Dr. Michael A. Meyer, Adolph S. Ochs Professor of Jewish History, HUC-JIR/Cincinnati
It was a few months after the Six-Day War, more than forty years ago, that the president of our rabbinical seminary, the archaeologist Nelson Glueck, first suggested to the Board of Governors of the Hebrew Union College that the time is coming to to establish a program for \"the training of Israelis in Israel for the Reform rabbinate.\" By then almost a decade had passed since the establishment of the first still existing Reform congregation in Israel, Har El, and there were hopes that with native-born Israelis the number of congregations would multiply. But it would take another thirteen years until the first Israeli rabbi would be ordained here in Jerusalem in the year 1980. At first there were very few students and much discussion about what an Israeli Reform rabbi in Israel should be required to know. The program remained largely ad hoc, tailored to the academic needs of each student. But gradually it became more structured, the number of students increased. Women as well as men were ordained, native Israelis as well as immigrants from the diaspora. At the conclusion of these ceremonies, the Jerusalem campus will have ordained 59 rabbis. Among them will be our son, Daniel
As a long-standing member of the HUC faculty in Cincinnati, but also one of the teachers of these ordinees, I have been given privilege of addressing a few words to the new rabbis. In part they are applicable, as well, to the graduates of the Mezorim program. I do so by drawing upon sources from our tradition, which I believe can serve to guide their course in the Israeli rabbinate. Some may already be familiar to you from your studies.

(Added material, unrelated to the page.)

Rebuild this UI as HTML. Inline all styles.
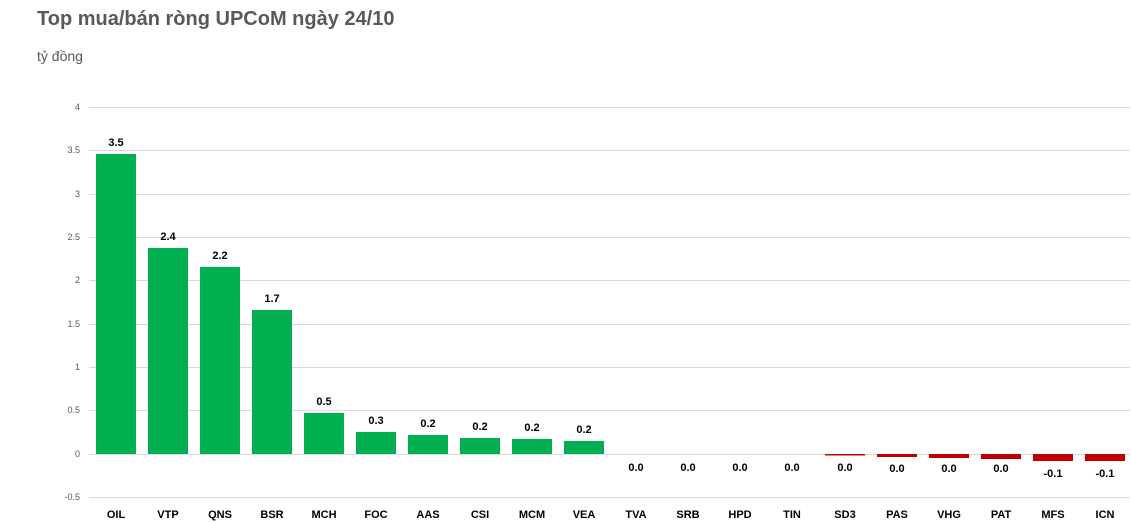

My first text comes from Yoma 72b. Said Rava: \"Every sage who is not the same on the inside as on the outside is not a sage.\" How difficult it is to achieve such congruity! How much easier to be deceptive, to appear to the world as a person of spirit while hiding within a concern only for the material things of the world! And yet if you would claim the title of talmid chakham then knowledge is not sufficient for spiritual leadership. It must be paired with personal integrity.
Take to heart also the familiar text from Sanhedrin 14a: \"When they ordained Rabbi Zeira, they sang to him, as to a bride, 'Neither eye shadow, nor rouge, nor other make-up, yet full of charm'.\" External adornments such as your certificate of ordination, the honors you will receive during your rabbinate, the respect that will come to you from those who approach you for advice--will be like cosmetics that improve your appearance, but genuine beauty eschews honor and dwells in humility.
Because you are rabbis, your conduct will be scrutinized more carefully than that of other men and women. Because you are religious leaders your actions reflect not only upon yourselves, but also upon Judaism in general and Reform Judaism in particular. This thought was conveyed effectively by the Rambam at the end of chapter five of Hilkhot Yesodei Torah, and these are his words: \"There are other actions that profane God's name. For example, when one does them who is great in the Torah and known for his good deeds . . . . And although they are not sins they constitute a profanation of God's name.\"
Your knowledge and your status expose you to measurement by a higher standard. In the words of the Rambam: \"It is all according to the stature of the scholar: he must be severe with himself and go beyond what the law requires.\"
Finally, a less well known text that has come down to us from the beginning of the nineteenth century. In the year 1820, the Posen Maskil David Caro published a short volume entitled Brit Emet whose second part was entitled \"The Covenant of the Priesthood or the Qualities of the Rabbis.\" The rabbinate in Caro's day was in decline. Rabbis banned one another; the centralized state had taken away their power to render binding legal decisions. Rabbis were fearful that modernization would further reduce their authority and spell the end of Judaism. Some of the earlier Reformers believed that the rabbinate had become religiously insignificant and could not lead the Jewish people into the modern age. But David Caro was convinced that out of the medieval rabbinate there could emerge a modern rabbinate that would be in touch with the currents of the age without sacrificing the essentials of Judaism. But that would require new sort of rabbi, whom he described in the following words: \"The rabbi must walk a straight path. Let him act morally himself if he desires to make others moral, for a single example will make more of an impression on the crowd than a thousand sermons. As the Prophet Ezekiel said, 'I have set you as an example to the House of Israel'.\" Caro understood that the actions of the rabbi matter more than his sermons. And likewise the Israeli public will measure both the rabbi and the Reform movement by the actions of its rabbis.
And so I stand before you as your teacher--and in one case also as your father. My message is that you take to heart these words of our sages, ancient, medieval and modern. Strive to make your rabbinate one in which your outside behavior will not differ from your internal feelings; in which genuine not artificial beauty will shine from within you; in which you will always be aware of the higher standard imposed upon you as rabbis; and in which you will strive to be personal exemplars of how a Progressive Judaism can enhance the religious and moral life of this state of Israel and of the Jewish people.